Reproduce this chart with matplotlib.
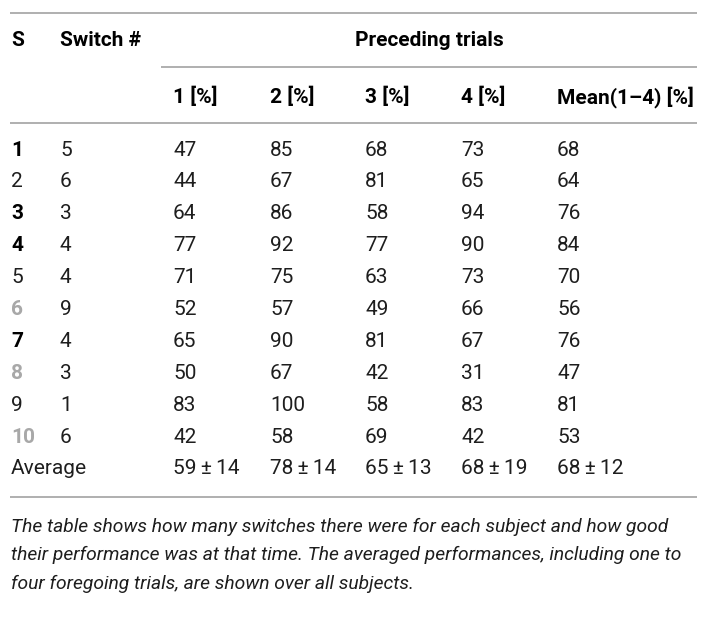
import matplotlib
matplotlib.use("Agg")
import matplotlib.pyplot as plt

subjects = ["1", "2", "3", "4", "5", "6", "7", "8", "9", "10"]
subject_style = ["bold", "normal", "bold", "bold", "normal", "gray", "bold", "gray", "normal", "gray"]
switches = [5, 6, 3, 4, 4, 9, 4, 3, 1, 6]
trial1 = [47, 44, 64, 77, 71, 52, 65, 50, 83, 42]
trial2 = [85, 67, 86, 92, 75, 57, 90, 67, 100, 58]
trial3 = [68, 81, 58, 77, 63, 49, 81, 42, 58, 69]
trial4 = [73, 65, 94, 90, 73, 66, 67, 31, 83, 42]
mean14 = [68, 64, 76, 84, 70, 56, 76, 47, 81, 53]
avg_mean = [59, 78, 65, 68, 68]
avg_sd = [14, 14, 13, 19, 12]
col_labels = ["1 [%]", "2 [%]", "3 [%]", "4 [%]", "Mean(1\u20134) [%]"]
caption = ["The table shows how many switches there were for each subject and how good",
           "their performance was at that time. The averaged performances, including one to",
           "four foregoing trials, are shown over all subjects."]

FONT = "Roboto"
W, H = 705, 618
fig = plt.figure(figsize=(W / 100, H / 100), dpi=100)
ax = fig.add_axes([0, 0, 1, 1])
ax.set_xlim(0, W)
ax.set_ylim(H, 0)
ax.axis("off")

fs = 15
body = "#1e1e1e"
line_col = "#9a9a9a"
gray = "#a8a8a8"
x_s, x_sw = 11, 60
x_cols = [173, 270, 365, 461, 557]
left, right = 10, 697

def hline(y, x0=left, x1=right):
    ax.plot([x0, x1], [y, y], color=line_col, lw=1.1, solid_capstyle="butt")

def txt(x, y, s, **kw):
    kw.setdefault("fontsize", fs)
    kw.setdefault("family", FONT)
    kw.setdefault("color", body)
    ax.text(x, y, s, va="center_baseline", ha=kw.pop("ha", "left"), **kw)

hline(13)
txt(x_s, 39, "S", weight="bold", color="black")
txt(x_sw, 39, "Switch #", weight="bold", color="black")
txt(429, 39, "Preceding trials", weight="bold", color="black", ha="center")
hline(67, 161)
for x, lab in zip(x_cols, col_labels):
    txt(x, 95, lab, weight="bold", color="black")
hline(123)

row_y0, dy = 148, 31.9
for i, s in enumerate(subjects):
    y = row_y0 + i * dy
    st = subject_style[i]
    if st == "bold":
        txt(x_s, y, s, weight="bold", color="black")
    elif st == "gray":
        txt(x_s, y, s, weight="bold", color=gray)
    else:
        txt(x_s, y, s)
    txt(x_sw, y, str(switches[i]))
    for x, vals in zip(x_cols, [trial1, trial2, trial3, trial4, mean14]):
        txt(x, y, str(vals[i]))

y_avg = row_y0 + len(subjects) * dy
txt(x_s, y_avg, "Average")
for x, m, sd in zip(x_cols, avg_mean, avg_sd):
    txt(x, y_avg, f"{m}\u2009\u00b1\u2009{sd}")
hline(497)

for k, line in enumerate(caption):
    txt(x_s, 525 + k * 28.4, line, style="italic", fontsize=13.9)

fig.savefig("out.png", dpi=100)
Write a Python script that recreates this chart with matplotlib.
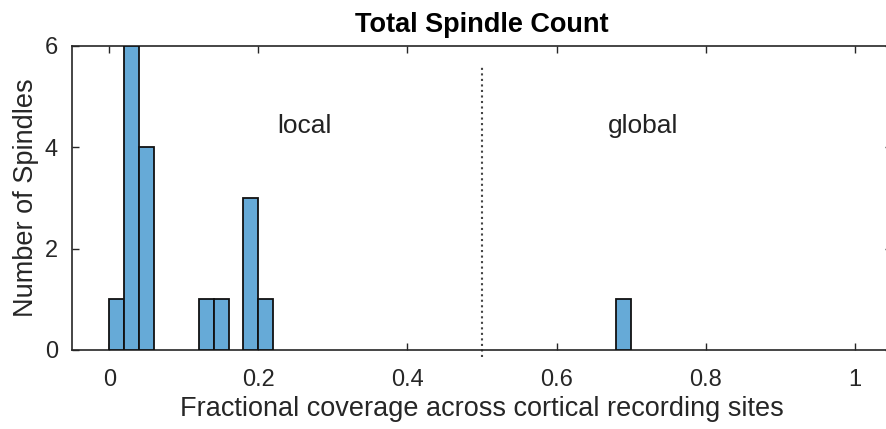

━━━━━━━━━━━━━━━━

Restate the records above in full, word for word. Keep pictures out.

*Solution to the exercise*:
Reproduce this chart with matplotlib.
import matplotlib
matplotlib.use("Agg")
import matplotlib.pyplot as plt

subjects = ["1", "2", "3", "4", "5", "6", "7", "8", "9", "10"]
subject_style = ["bold", "normal", "bold", "bold", "normal", "gray", "bold", "gray", "normal", "gray"]
switches = [5, 6, 3, 4, 4, 9, 4, 3, 1, 6]
trial1 = [47, 44, 64, 77, 71, 52, 65, 50, 83, 42]
trial2 = [85, 67, 86, 92, 75, 57, 90, 67, 100, 58]
trial3 = [68, 81, 58, 77, 63, 49, 81, 42, 58, 69]
trial4 = [73, 65, 94, 90, 73, 66, 67, 31, 83, 42]
mean14 = [68, 64, 76, 84, 70, 56, 76, 47, 81, 53]
avg_mean = [59, 78, 65, 68, 68]
avg_sd = [14, 14, 13, 19, 12]
col_labels = ["1 [%]", "2 [%]", "3 [%]", "4 [%]", "Mean(1\u20134) [%]"]
caption = ["The table shows how many switches there were for each subject and how good",
           "their performance was at that time. The averaged performances, including one to",
           "four foregoing trials, are shown over all subjects."]

FONT = "Roboto"
W, H = 705, 618
fig = plt.figure(figsize=(W / 100, H / 100), dpi=100)
ax = fig.add_axes([0, 0, 1, 1])
ax.set_xlim(0, W)
ax.set_ylim(H, 0)
ax.axis("off")

fs = 15
body = "#1e1e1e"
line_col = "#9a9a9a"
gray = "#a8a8a8"
x_s, x_sw = 11, 60
x_cols = [173, 270, 365, 461, 557]
left, right = 10, 697

def hline(y, x0=left, x1=right):
    ax.plot([x0, x1], [y, y], color=line_col, lw=1.1, solid_capstyle="butt")

def txt(x, y, s, **kw):
    kw.setdefault("fontsize", fs)
    kw.setdefault("family", FONT)
    kw.setdefault("color", body)
    ax.text(x, y, s, va="center_baseline", ha=kw.pop("ha", "left"), **kw)

hline(13)
txt(x_s, 39, "S", weight="bold", color="black")
txt(x_sw, 39, "Switch #", weight="bold", color="black")
txt(429, 39, "Preceding trials", weight="bold", color="black", ha="center")
hline(67, 161)
for x, lab in zip(x_cols, col_labels):
    txt(x, 95, lab, weight="bold", color="black")
hline(123)

row_y0, dy = 148, 31.9
for i, s in enumerate(subjects):
    y = row_y0 + i * dy
    st = subject_style[i]
    if st == "bold":
        txt(x_s, y, s, weight="bold", color="black")
    elif st == "gray":
        txt(x_s, y, s, weight="bold", color=gray)
    else:
        txt(x_s, y, s)
    txt(x_sw, y, str(switches[i]))
    for x, vals in zip(x_cols, [trial1, trial2, trial3, trial4, mean14]):
        txt(x, y, str(vals[i]))

y_avg = row_y0 + len(subjects) * dy
txt(x_s, y_avg, "Average")
for x, m, sd in zip(x_cols, avg_mean, avg_sd):
    txt(x, y_avg, f"{m}\u2009\u00b1\u2009{sd}")
hline(497)

for k, line in enumerate(caption):
    txt(x_s, 525 + k * 28.4, line, style="italic", fontsize=13.9)

fig.savefig("out.png", dpi=100)
Write a Python script that recreates this chart with matplotlib.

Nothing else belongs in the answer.